In an effort to catch up on numerous professorships awaiting a state match, the N.C. General Assembly recently earmarked $10 million for the Distinguished Professors Endowment Trust Fund. The money will go to all UNC System institutions with endowed professorships for which the state matches private donations.

Chapel Hill is getting $7.5 million of it.

The money will enable the University to fully endow 26 scholarships that had been waiting for the state match. “We had gotten to the point where we were at a critical stage with professorships [waiting] in the queue,” said Roy Carroll, retired vice president for academic affairs with the UNC System and now a consultant. “It was getting embarrassing with the donors.”

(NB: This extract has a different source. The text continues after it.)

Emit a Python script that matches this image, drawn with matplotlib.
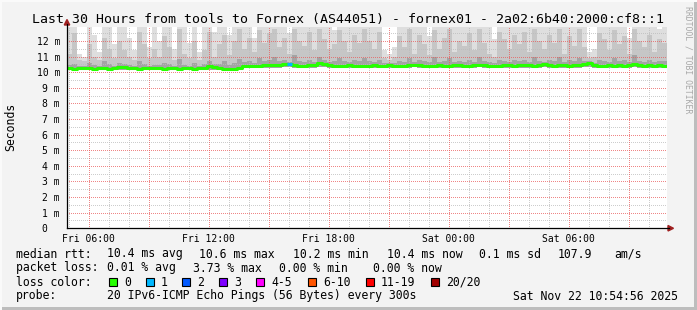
import numpy as np
import matplotlib
matplotlib.use("Agg")
import matplotlib.pyplot as plt
from matplotlib.patches import Polygon, Rectangle

W, H = 697, 310
MONO = "DejaVu Sans Mono"

# time axis: hours since Fri 00:00, one sample every 15 min
t_start = 4 + 55 / 60.0
t_step = 0.25

x_ticks = [6, 12, 18, 24, 30]
x_labels = ["Fri 06:00", "Fri 12:00", "Fri 18:00", "Sat 00:00", "Sat 06:00"]
y_ticks = [0, 1, 2, 3, 4, 5, 6, 7, 8, 9, 10, 11, 12]

median = [
    10.25, 10.24, 10.26, 10.25, 10.27, 10.24, 10.25, 10.26, 10.24, 10.25,
    10.36, 10.33, 10.27, 10.25, 10.24, 10.26, 10.25, 10.27, 10.25, 10.24,
    10.26, 10.25, 10.24, 10.28, 10.25, 10.24, 10.26, 10.30, 10.38, 10.32,
    10.25, 10.24, 10.22, 10.23, 10.25, 10.40, 10.41, 10.40, 10.42, 10.45,
    10.48, 10.44, 10.47, 10.50, 10.52, 10.46, 10.43, 10.42, 10.45, 10.48,
    10.62, 10.50, 10.44, 10.42, 10.43, 10.41, 10.44, 10.42, 10.43, 10.41,
    10.43, 10.46, 10.42, 10.40, 10.44, 10.43, 10.41, 10.42, 10.46, 10.49,
    10.44, 10.42, 10.40, 10.43, 10.45, 10.41, 10.42, 10.44, 10.47, 10.43,
    10.42, 10.45, 10.48, 10.44, 10.42, 10.41, 10.43, 10.46, 10.44, 10.42,
    10.44, 10.48, 10.46, 10.43, 10.47, 10.50, 10.45, 10.43, 10.46, 10.44,
    10.42, 10.45, 10.48, 10.52, 10.60, 10.46, 10.43, 10.42, 10.44, 10.43,
    10.45, 10.42, 10.46, 10.52, 10.47, 10.43, 10.44, 10.42, 10.45, 10.43,
]

# smoke: min ping, and tops of the dark / mid / light bands
smoke_min = [
    10.12, 10.13, 10.14, 10.12, 10.13, 10.12, 10.14, 10.13, 10.12, 10.13,
    10.15, 10.14, 10.13, 10.12, 10.13, 10.14, 10.12, 10.13, 10.14, 10.12,
    10.13, 10.12, 10.13, 10.14, 10.12, 10.13, 10.14, 10.13, 10.16, 10.15,
    10.13, 10.12, 10.11, 10.12, 10.13, 10.26, 10.27, 10.28, 10.27, 10.29,
    10.30, 10.28, 10.30, 10.31, 10.32, 10.29, 10.28, 10.27, 10.29, 10.30,
    10.34, 10.31, 10.28, 10.27, 10.28, 10.27, 10.29, 10.28, 10.27, 10.26,
    10.28, 10.29, 10.27, 10.26, 10.28, 10.27, 10.26, 10.27, 10.29, 10.31,
    10.28, 10.27, 10.26, 10.28, 10.29, 10.26, 10.27, 10.28, 10.30, 10.28,
    10.27, 10.29, 10.31, 10.28, 10.27, 10.26, 10.28, 10.29, 10.28, 10.27,
    10.28, 10.30, 10.29, 10.27, 10.29, 10.31, 10.28, 10.27, 10.29, 10.28,
    10.27, 10.29, 10.30, 10.32, 10.36, 10.29, 10.27, 10.26, 10.28, 10.27,
    10.29, 10.27, 10.29, 10.32, 10.29, 10.27, 10.28, 10.27, 10.29, 10.27,
]
smoke_dark = [
    10.45, 10.55, 10.40, 10.40, 10.60, 10.45, 10.40, 10.70, 10.50, 10.40,
    10.60, 10.55, 10.45, 10.40, 10.75, 10.50, 10.40, 10.45, 10.45, 10.60,
    10.50, 10.40, 10.85, 10.45, 10.40, 10.60, 10.40, 10.55, 10.70, 10.50,
    10.50, 10.70, 10.45, 10.60, 10.85, 10.65, 10.70, 10.60, 10.90, 10.70,
    10.80, 11.00, 10.70, 10.80, 10.65, 11.10, 10.70, 10.65, 10.80, 10.65,
    11.00, 10.80, 10.65, 10.70, 10.90, 10.70, 10.65, 10.80, 10.70, 10.90,
    10.70, 10.65, 10.80, 10.60, 10.60, 10.60, 10.70, 10.65, 10.90, 10.65,
    10.80, 10.70, 10.65, 11.00, 10.65, 10.70, 10.90, 10.65, 10.70, 10.65,
    10.80, 10.65, 11.00, 10.70, 10.65, 10.60, 10.80, 10.70, 10.65, 10.80,
    10.70, 10.80, 10.65, 11.00, 10.70, 10.65, 10.80, 10.70, 11.00, 10.65,
    10.80, 10.70, 10.90, 10.70, 10.75, 10.60, 10.80, 10.70, 10.65, 10.90,
    10.70, 10.80, 10.65, 11.10, 10.70, 10.65, 10.80, 10.65, 10.70, 10.70,
]
smoke_mid = [
    11.2, 12.5, 10.8, 10.7, 11.8, 11.0, 10.8, 12.2, 11.5, 10.9,
    12.0, 11.4, 11.0, 10.8, 12.6, 11.8, 10.9, 11.5, 11.0, 12.3,
    11.6, 10.8, 12.8, 11.2, 10.9, 12.0, 10.8, 11.4, 12.6, 11.0,
    11.8, 12.4, 11.1, 12.0, 12.8, 11.5, 12.2, 11.3, 12.7, 11.9,
    12.5, 12.8, 11.6, 12.2, 11.2, 12.8, 12.0, 11.7, 12.6, 11.4,
    12.8, 12.1, 11.5, 11.8, 12.7, 12.0, 11.3, 12.4, 11.9, 12.8,
    12.0, 11.5, 12.6, 10.9, 10.8, 11.0, 12.3, 11.6, 12.8, 11.2,
    12.4, 11.8, 11.1, 12.7, 11.5, 12.2, 12.8, 11.3, 12.0, 11.7,
    12.5, 11.4, 12.8, 11.9, 11.2, 11.0, 12.6, 12.1, 11.5, 12.4,
    11.8, 12.6, 11.3, 12.8, 12.0, 11.5, 12.4, 11.9, 12.8, 11.2,
    12.3, 11.7, 12.8, 11.6, 10.9, 11.0, 12.5, 12.1, 11.4, 12.7,
    11.8, 12.3, 11.2, 12.8, 12.0, 11.6, 12.4, 11.3, 12.1, 11.9,
]
smoke_max = [
    12.9, 12.9, 11.2, 11.0, 12.9, 12.4, 11.3, 12.9, 12.9, 11.8,
    12.9, 12.9, 12.2, 11.4, 12.9, 12.9, 11.6, 12.9, 12.0, 12.9,
    12.9, 11.5, 12.9, 12.9, 11.9, 12.9, 11.3, 12.9, 12.9, 12.6,
    12.9, 12.9, 12.4, 12.9, 12.9, 12.9, 12.9, 12.2, 12.9, 12.9,
    12.9, 12.9, 12.9, 12.9, 12.5, 12.9, 12.9, 12.9, 12.9, 12.9,
    12.9, 12.9, 12.9, 12.7, 12.9, 12.9, 12.9, 12.9, 12.9, 12.9,
    12.9, 12.9, 12.9, 11.4, 11.2, 11.6, 12.9, 12.9, 12.9, 12.9,
    12.9, 12.9, 12.3, 12.9, 12.9, 12.9, 12.9, 12.9, 12.9, 12.9,
    12.9, 12.9, 12.9, 12.9, 12.9, 12.1, 12.9, 12.9, 12.9, 12.9,
    12.9, 12.9, 12.9, 12.9, 12.9, 12.9, 12.9, 12.9, 12.9, 12.9,
    12.9, 12.9, 12.9, 12.9, 11.3, 11.5, 12.9, 12.9, 12.9, 12.9,
    12.9, 12.9, 12.2, 12.9, 12.9, 12.9, 12.9, 12.9, 12.8, 12.9,
]
loss_events = {44: 1}  # sample index -> lost pings

loss_labels = ["0", "1", "2", "3", "4-5", "6-10", "11-19", "20/20"]
loss_colors = ["#26ff00", "#00b8ff", "#0059ff", "#7e00ff", "#ff00fe",
               "#ff5500", "#ff0000", "#a10000"]

fig = plt.figure(figsize=(W / 100, H / 100), dpi=100)
fig.patch.set_facecolor("#f3f3f3")

ax = fig.add_axes([67 / W, (H - 228.3) / H, 600 / W, 201.3 / H])
ax.set_facecolor("white")
ax.set_xlim(t_start, t_start + 30)
ax.set_ylim(0, 12.9)

n = len(median)
t = t_start + t_step * np.arange(n + 1)
ext = lambda a: np.append(a, a[-1])

ax.fill_between(t, ext(smoke_min), ext(smoke_max), step="post", color="#dedede", lw=0, zorder=1)
ax.fill_between(t, ext(smoke_min), ext(smoke_mid), step="post", color="#c6c6c6", lw=0, zorder=1.1)
ax.fill_between(t, ext(smoke_min), ext(smoke_dark), step="post", color="#a4a4a4", lw=0, zorder=1.2)

# dotted grid, one dot every 2 px, drawn over the smoke like rrdtool
px_x = 30.0 / 600   # hours per pixel
px_y = 12.9 / 201.3  # ms per pixel
gx = t_start + np.arange(0, 600, 2) * px_x
gy = np.arange(0, 201, 2) * px_y


def hgrid(v, color, z):
    ax.plot(gx, np.full(gx.size, v), ls="none", marker="s", ms=0.5, mew=0,
            color=color, zorder=z)


def vgrid(h, color, z):
    ax.plot(np.full(gy.size, h), gy, ls="none", marker="s", ms=0.5, mew=0,
            color=color, zorder=z)


for h in range(5, 35):
    if h % 3:
        vgrid(h, "#bcbcbc", 2)
for v in np.arange(0.5, 13, 1.0):
    hgrid(v, "#bcbcbc", 2)
for h in range(6, 35, 3):
    vgrid(h, "#ea5a5a", 2.1)
for v in range(1, 13):
    hgrid(v, "#ea5a5a", 2.1)

ax.step(t, ext(median), where="post", color=loss_colors[0], lw=2.2, zorder=3)
for i, lost in loss_events.items():
    ax.plot([t[i], t[i + 1]], [median[i], median[i]], color=loss_colors[lost],
            lw=2.2, solid_capstyle="butt", zorder=3.1)

for s in ax.spines.values():
    s.set_visible(False)
ax.set_xticks(x_ticks)
ax.set_xticklabels(x_labels, family=MONO, fontsize=7)
ax.set_yticks(y_ticks)
ax.set_yticklabels([f"{v} m" if v else "0  " for v in y_ticks], family=MONO, fontsize=7)
ax.tick_params(length=0)
ax.tick_params(axis="x", pad=4)
ax.tick_params(axis="y", pad=5)

# overlay in pixel coordinates for axes lines, arrows, texts
ov = fig.add_axes([0, 0, 1, 1])
ov.set_xlim(0, W)
ov.set_ylim(H, 0)
ov.axis("off")
ov.patch.set_alpha(0)

ov.plot([67, 669], [228.3, 228.3], color="black", lw=0.9)
ov.plot([67, 67], [228.3, 24], color="black", lw=0.9)
ov.add_patch(Polygon([[668, 225.5], [668, 231], [673.5, 228.3]], color="#a02020"))
ov.add_patch(Polygon([[64.3, 25], [69.7, 25], [67, 19.5]], color="#a02020"))

# frame of the image
ov.add_patch(Rectangle((W - 3, 0), 3, H, color="#bdbdbd", lw=0))
ov.add_patch(Rectangle((0, H - 3), W, 3, color="#bdbdbd", lw=0))
ov.add_patch(Rectangle((0, 0), W, 1.5, color="#fafafa", lw=0))
ov.add_patch(Rectangle((0, 0), 1.5, H, color="#fafafa", lw=0))

ov.text(W / 2, 19, "Last 30 Hours from tools to Fornex (AS44051) - fornex01 - 2a02:6b40:2000:cf8::1",
        family=MONO, fontsize=9.5, ha="center", va="center")
ov.text(11, 127, "Seconds", family=MONO, fontsize=8.3, rotation=90, ha="center", va="center")
ov.text(688, 60, "RRDTOOL / TOBI OETIKER", family=MONO, fontsize=5.9, rotation=-90,
        ha="center", va="center", color="#a8a8a8")

fs = 8.3
rows = [
    (254, [(16, "median rtt:"), (107, "10.4 ms avg"), (199, "10.6 ms max"),
           (293, "10.2 ms min"), (387, "10.4 ms now"), (479, "0.1 ms sd"),
           (558, "107.9"), (614, "am/s")]),
    (268, [(16, "packet loss:"), (107, "0.01 % avg"), (193, "3.73 % max"),
           (279, "0.00 % min"), (373, "0.00 % now")]),
    (282, [(16, "loss color:")]),
    (296, [(16, "probe:"), (107, "20 IPv6-ICMP Echo Pings (56 Bytes) every 300s"),
           (513, "Sat Nov 22 10:54:56 2025")]),
]
for y, items in rows:
    for x, s in items:
        ov.text(x, y, s, family=MONO, fontsize=fs, ha="left", va="center")

box_x = [109, 146, 182, 219, 256, 308, 366, 431]
for bx, lab, col in zip(box_x, loss_labels, loss_colors):
    ov.add_patch(Rectangle((bx, 278), 7.5, 7.5, facecolor=col, edgecolor="black", lw=0.8))
    ov.text(bx + 15, 282, lab, family=MONO, fontsize=fs, ha="left", va="center")

fig.savefig("out.png", dpi=100, facecolor=fig.get_facecolor())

The other good news, Carroll said, is that the Legislature has set aside $8 million a year for the 16 UNC System campuses in recurring funds for future matches. That fund is up from $2 million.

The Carolina professorships now fully funded run the gamut from the College of Arts and Sciences to the business and pharmacy schools. The University still has some professorships waiting state matches, but Carroll said those had not yet received the full portion pledged by the donors.

The fund was created in 1985 to help attract and retain top faculty members. Gifts of $333,000 and up qualify for matching grants of $167,000 to establish endowments of at least $500,000; gifts of $666,000 and up qualify for matching grants of $334,000 to create endowments of at least $1 million.

Elizabeth Dunn, UNC’s senior associate vice chancellor for development, said she was thrilled to learn the state is going to provide a push over the finish line for the 26 Carolina professorships in waiting.

“Imagine an airport and planes are just kind of lined up on the runway to take off,” she said. “It’s not a stagnant thing – the engines are revving.”

UNC has created more than 450 professorships, of which 80 have qualified for state matching funds. One of the key goals of the Carolina First capital campaign is to establish 200 new professorships; that figure now stands at 126.